Possenspiel
Wahlkampf paradox
Der Wahlkampf hat bisher darunter gelitten, dass er nicht stattgefunden hat. Die Langweiligkeit dieses Wahlkampfes könnte wahrscheinlich nur von der Fernsehübertragung eines Angel-Wettbewerbs übertroffen werden. Jetzt helfen sich FDP und Union wechselseitig.
Die verzweifelten Versuche der SPD so etwas wie Wahlkampf zu machen und gleichzeitig die letzte verbliebene Machtoption - nämlich Fortsetzung der großen Koalition - zu retten, liefen ja darauf hinaus, dem Wähler Angst vor einer schwarz-gelben Koalition zu machen. Was tun, wenn man diese Strategie der SPD unterlaufen möchte? Nun, Guido Westerwelle wehrt sich gegen diesen Angriff gleich so, dass er damit auch Schlagzeilen macht: er lamentiert lautstark über den Linksrutsch der CDU:
Im Ernst: Ich bin entsetzt über den Linksrutsch der CDU. Millionen Wähler, die sich zur FDP wenden, auch. Die Union wird der SPD immer ähnlicher.
Das Kalkül dahinter dürfte klar sein. Wenn überhaupt einem Politiker wahre Aussagen zuzutrauen sind, dann doch wohl, wenn er eine Konkurrenzpartei beleidigt. Schlagzeilen gibt es dafür auch in Wahlkampfzeiten immer. Und so kann Guido Westerwelle subtil dem Wähler die Angst vor Schwarz-Gelb nehmen, indem er nämlich die Union sozialdemokratischer Umtriebe verdächtig macht.
Und die Union? Die Union hat natürlich das Problem, dass sie aus der Regierung heraus Wahlkampf machen muss. Und jeder wirtschaftspolitische Änderungsvorschlag wirft sofort die Frage auf, weshalb ihn die Union nicht bereits umgesetzt hat. Außerdem hat die Union mit "dem Professor aus Heidelberg" bereits einmal schlechte Erfahrungen gemacht, was allzu kühne Änderungsvorschläge in Wahlkampfzeiten betrifft. In dieser Situation attackiert jetzt Horst Seehofer die FDP:
"Die Liberalen gefährdeten mit ihren 'neoliberalen Schreckgespenstern' im Wahlkampf den Erfolg von Schwarz-Gelb, polterte CSU-Chef Horst Seehofer in der «Bild am Sonntag». "
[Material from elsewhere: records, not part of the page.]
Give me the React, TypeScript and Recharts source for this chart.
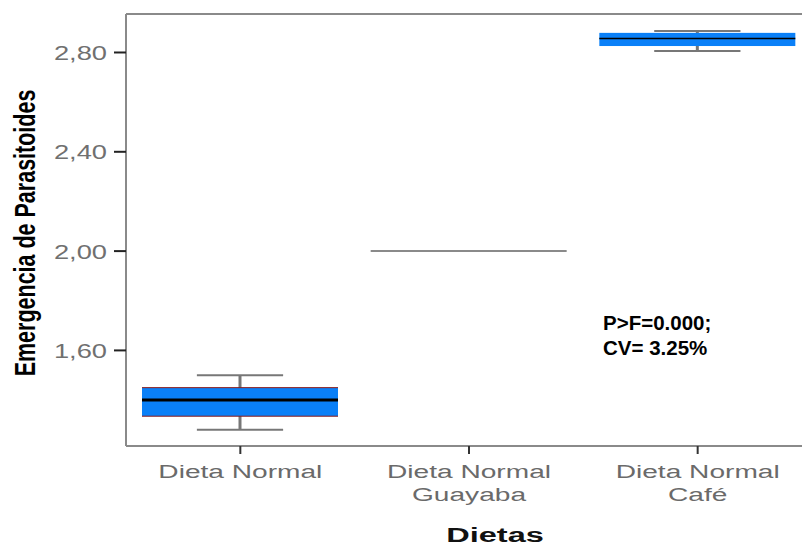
import React from 'react';
import { ComposedChart, Bar, XAxis, YAxis, ReferenceLine, Customized } from 'recharts';

const categories = ['Dieta Normal', 'Dieta Normal Guayaba', 'Dieta Normal Café'];
const tickLines = [['Dieta Normal'], ['Dieta Normal', 'Guayaba'], ['Dieta Normal', 'Café']];
const whiskerLow = [1.28, 2.0, 2.806];
const q1 = [1.335, 2.0, 2.826];
const median = [1.4, 2.0, 2.856];
const q3 = [1.45, 2.0, 2.879];
const whiskerHigh = [1.5, 2.0, 2.887];
const yTicks = [1.6, 2.0, 2.4, 2.8];
const yDomain = [1.215, 2.955];

const data = categories.map((name, i) => ({
  name,
  whisker: [whiskerLow[i], whiskerHigh[i]],
  box: [q1[i], q3[i]],
  med: [median[i], median[i]],
}));

const FONT = '"Liberation Sans", Arial, sans-serif';
const BLUE = '#0a80f8';
const GRAY = '#8a8a8a';
const edgeColor = ['#8b1a1a', 'none', 'none'];
const medianWidth = [3, 1.5, 1.5];

const WhiskerShape = (props: any) => {
  const { x, y, width, height } = props;
  const top = Math.min(y, y + height);
  const bottom = Math.max(y, y + height);
  const cx = x + width / 2;
  const capW = width * 0.44;
  if (bottom - top < 0.5) {
    return <line x1={x} x2={x + width} y1={top} y2={top} stroke={GRAY} strokeWidth={2} />;
  }
  return (
    <g stroke="#777" strokeWidth={2}>
      <line x1={cx - capW / 2} x2={cx + capW / 2} y1={top} y2={top} />
      <line x1={cx - capW / 2} x2={cx + capW / 2} y1={bottom} y2={bottom} />
      <line x1={cx} x2={cx} y1={top} y2={bottom} strokeWidth={3} />
    </g>
  );
};

const BoxShape = (props: any) => {
  const { x, y, width, height, index } = props;
  const top = Math.min(y, y + height);
  const h = Math.abs(height);
  if (h < 0.5) return null;
  const edge = edgeColor[index];
  return (
    <g>
      <rect x={x} y={top} width={width} height={h} fill={BLUE} />
      {edge !== 'none' && (
        <g stroke={edge} strokeWidth={1}>
          <line x1={x} x2={x + width} y1={top} y2={top} />
          <line x1={x} x2={x + width} y1={top + h} y2={top + h} />
        </g>
      )}
    </g>
  );
};

const MedianShape = (props: any) => {
  const { x, y, width, payload, index } = props;
  if (payload.box[0] === payload.box[1]) return null;
  return <line x1={x} x2={x + width} y1={y} y2={y} stroke="#000" strokeWidth={medianWidth[index]} />;
};

const YTick = (props: any) => {
  const { x, y, payload } = props;
  return (
    <g transform={`translate(${x - 5},${y})`}>
      <text transform="scale(1.3,1)" textAnchor="end" dy="0.36em" fontSize={21} fill="#707070" fontFamily={FONT}>
        {payload.value.toFixed(2).replace('.', ',')}
      </text>
    </g>
  );
};

const XTick = (props: any) => {
  const { x, y, index } = props;
  const lines = tickLines[index] || [];
  return (
    <g transform={`translate(${x},${y})`}>
      {lines.map((l, i) => (
        <text key={i} transform={`translate(0,${22 + i * 23}) scale(1.48,1)`} textAnchor="middle" fontSize={19} fill="#6a6a6a" fontFamily={FONT}>
          {l}
        </text>
      ))}
    </g>
  );
};

const Texts = () => (
  <g fontFamily={FONT}>
    <text transform="translate(35,233) rotate(-90) scale(1,1.35)" textAnchor="middle" fontSize={21.5} fontWeight="bold" fill="#000">
      Emergencia de Parasitoides
    </text>
    <text transform="translate(495,542) scale(1.55,1)" textAnchor="middle" fontSize={21} fontWeight="bold" fill="#111">
      Dietas
    </text>
    <text x={603} y={330} fontSize={20.5} fontWeight="bold" fill="#000">P&gt;F=0.000;</text>
    <text x={603} y={355} fontSize={20.5} fontWeight="bold" fill="#000">CV= 3.25%</text>
  </g>
);

export default function App() {
  return (
    <div style={{ position: 'fixed', left: 0, top: 0, width: 802, height: 547, overflow: 'hidden', background: '#fff' }}>
      <ComposedChart width={812} height={547} data={data} margin={{ top: 14, right: 0, left: 0, bottom: 0 }}>
        <XAxis xAxisId="b" dataKey="name" hide height={0} />
        <XAxis xAxisId="m" dataKey="name" hide height={0} />
        <XAxis
          xAxisId="w"
          dataKey="name"
          height={101}
          axisLine={{ stroke: GRAY, strokeWidth: 2 }}
          tickLine={{ stroke: '#333', strokeWidth: 2 }}
          tickSize={8}
          tick={<XTick />}
          interval={0}
        />
        <YAxis
          width={126}
          type="number"
          domain={yDomain}
          allowDataOverflow
          ticks={yTicks}
          interval={0}
          axisLine={{ stroke: GRAY, strokeWidth: 2 }}
          tickLine={{ stroke: '#222', strokeWidth: 2 }}
          tickSize={12}
          tick={<YTick />}
        />
        <ReferenceLine xAxisId="w" y={yDomain[1]} stroke={GRAY} strokeWidth={2} />
        <Bar xAxisId="w" dataKey="whisker" barSize={196} shape={WhiskerShape} isAnimationActive={false} />
        <Bar xAxisId="b" dataKey="box" barSize={196} shape={BoxShape} isAnimationActive={false} />
        <Bar xAxisId="m" dataKey="med" barSize={196} shape={MedianShape} isAnimationActive={false} />
        <Customized component={Texts} />
      </ComposedChart>
    </div>
  );
}
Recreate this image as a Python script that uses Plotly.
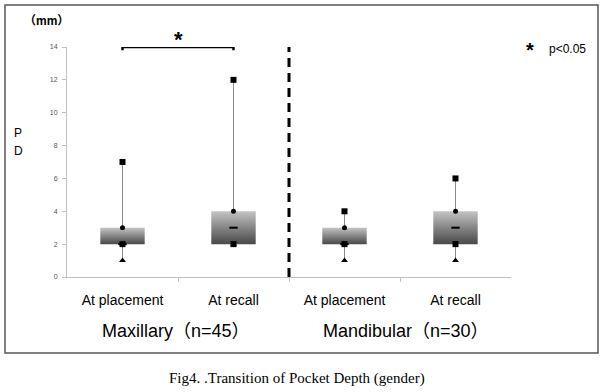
import plotly.graph_objects as go

# ---- data ----
categories = ["At placement", "At recall", "At placement", "At recall"]
groups = ["Maxillary（n=45）", "Mandibular（n=30）"]
maximum = [7, 12, 4, 6]
q3 = [3, 4, 3, 4]
median = [2, 3, 2, 3]
q1 = [2, 2, 2, 2]
minimum = [1, 2, 1, 1]
y_ticks = [0, 2, 4, 6, 8, 10, 12, 14]

# ---- geometry helpers (pixel -> paper) ----
W, H = 604, 392
ML, MR, MT, MB = 67, 93, 47, 115
PW, PH = W - ML - MR, H - MT - MB


def px(xp):
    return (xp - ML) / PW


def py(yp):
    return (H - MB - yp) / PH


xs = list(range(len(categories)))
half = 0.2

fig = go.Figure()

# whiskers
for i in xs:
    fig.add_trace(go.Scatter(x=[i, i], y=[minimum[i], maximum[i]], mode="lines",
                             line=dict(color="#8a8a8a", width=1), hoverinfo="skip",
                             showlegend=False))

# boxes with vertical gradient
for i in xs:
    fig.add_trace(go.Scatter(
        x=[i - half, i + half, i + half, i - half, i - half],
        y=[q1[i], q1[i], q3[i], q3[i], q1[i]],
        mode="lines", fill="toself", line=dict(width=0, color="rgba(0,0,0,0)"),
        fillgradient=dict(type="vertical",
                          colorscale=[[0, "#4a4a4a"], [0.15, "#5a5a5a"], [1, "#c4c4c4"]]),
        hoverinfo="skip", showlegend=False))

# markers
fig.add_trace(go.Scatter(x=xs, y=maximum, mode="markers",
                         marker=dict(symbol="square", size=6, color="black"), showlegend=False))
fig.add_trace(go.Scatter(x=xs, y=minimum, mode="markers",
                         marker=dict(symbol="triangle-up", size=6, color="black"), showlegend=False))
fig.add_trace(go.Scatter(x=xs, y=median, mode="markers",
                         marker=dict(symbol="line-ew", size=6, line=dict(width=2, color="black")),
                         showlegend=False))
fig.add_trace(go.Scatter(x=xs, y=q1, mode="markers",
                         marker=dict(symbol="square", size=6, color="black"), showlegend=False))
fig.add_trace(go.Scatter(x=xs, y=q3, mode="markers",
                         marker=dict(symbol="circle", size=5, color="black"), showlegend=False))

# significance bracket between first two categories
top = y_ticks[-1]
fig.add_trace(go.Scatter(x=[xs[0], xs[0], xs[1], xs[1]], y=[top - 0.2, top, top, top - 0.2],
                         mode="lines", line=dict(color="black", width=2.5),
                         cliponaxis=False, hoverinfo="skip", showlegend=False))

# dashed separator between the two groups
fig.add_shape(type="line", xref="x", yref="y", x0=1.5, x1=1.5, y0=0, y1=top,
              line=dict(color="black", width=3, dash="9px,6px"))

# outer frame
fig.add_shape(type="rect", xref="paper", yref="paper",
              x0=px(5), x1=px(598), y0=py(353), y1=py(5),
              line=dict(color="#555555", width=1.5))

font = "Liberation Sans, Arial, Noto Sans CJK JP, sans-serif"
ann = [
    dict(text="<b>*</b>", x=0.5, xref="x", y=py(40), yref="paper", font=dict(size=22, color="black")),
    dict(text="<b>*</b>", x=px(530), y=py(50), font=dict(size=20, color="black")),
    dict(text="p<0.05", x=px(567), y=py(49), font=dict(size=12, color="black")),
    dict(text="<b>（mm）</b>", x=px(46), y=py(21), font=dict(size=12, color="black")),
    dict(text="P", x=px(18), y=py(133), font=dict(size=12, color="black")),
    dict(text="D", x=px(18), y=py(151), font=dict(size=12, color="black")),
    dict(text=groups[0], x=px(176), y=py(331), font=dict(size=18, color="black")),
    dict(text=groups[1], x=px(406), y=py(331), font=dict(size=18, color="black")),
    dict(text="Fig4. .Transition of Pocket Depth (gender)", x=px(297), y=py(378),
         font=dict(size=15, color="black", family="Liberation Serif, Times New Roman, serif")),
]
for a in ann:
    a.setdefault("xref", "paper")
    a.setdefault("yref", "paper")
    a.update(showarrow=False, xanchor="center", yanchor="middle")
fig.update_layout(annotations=ann)

fig.update_layout(
    width=W, height=H,
    margin=dict(l=ML, r=MR, t=MT, b=MB),
    paper_bgcolor="white", plot_bgcolor="white",
    font=dict(family=font, color="black"),
    showlegend=False,
    xaxis=dict(range=[-0.5, 3.5], tickvals=xs, ticktext=categories, ticks="",
               tickfont=dict(size=14, color="black"), ticklabelstandoff=10,
               showgrid=False, zeroline=False, showline=True, linecolor="#c0c0c0", linewidth=1,
               minor=dict(tickvals=[0.5, 1.5, 2.5], ticks="outside", ticklen=4,
                          tickcolor="#c0c0c0", showgrid=False)),
    yaxis=dict(range=[0, 14], tickvals=y_ticks, ticks="outside", ticklen=4,
               tickcolor="#c0c0c0", tickfont=dict(size=7, color="#555555"),
               ticklabelstandoff=3,
               showgrid=False, zeroline=False, showline=True, linecolor="#c0c0c0", linewidth=1),
)

fig.write_html("out.html", config={"displayModeBar": False},
               post_script="document.body.style.margin='0';")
Die Union vermeidet mit diesen Angriffen auf die FDP die seinerzeitige Verunsicherung der Wähler, die in 2005 noch einmal unversehens die SPD in die Regierung gespült hat und macht trotzdem all jenen Mut, die sich tatsächliche eine marktliberalere Wirtschaftspolitik versprechen.
Wahlkampf paradox? Union und FDP simulieren nur einen Wahlkampf zwischen jenen Parteien, die doch (angeblich unumstößlich) die nächste Regierung bilden werden. Und sie werfen sich wechselseitig Dinge vor, die jeweils Teile der Wählerschicht dazu bringen könnten, eine schwarz-gelbe Koalition an die Macht zu bringen. Dabei ist doch ganz klar: Angela Merkel ist mit Sicherheit kein Willy Brandt. Und noch weniger als ein Hans-Dietrich Genscher hat Guido Westerwelle die wirtschaftspolitische Statur eines Otto Graf Lambsdorff.
Aber eins ist klar: wer Angela Merkel mit Willy Brandt und Guido Westerwelle mit Graf Lambsdorff verwechselt der glaubt an eine Regierungsfähigkeit von Schwarz-Gelb, die so jedenfalls nicht vorhanden ist.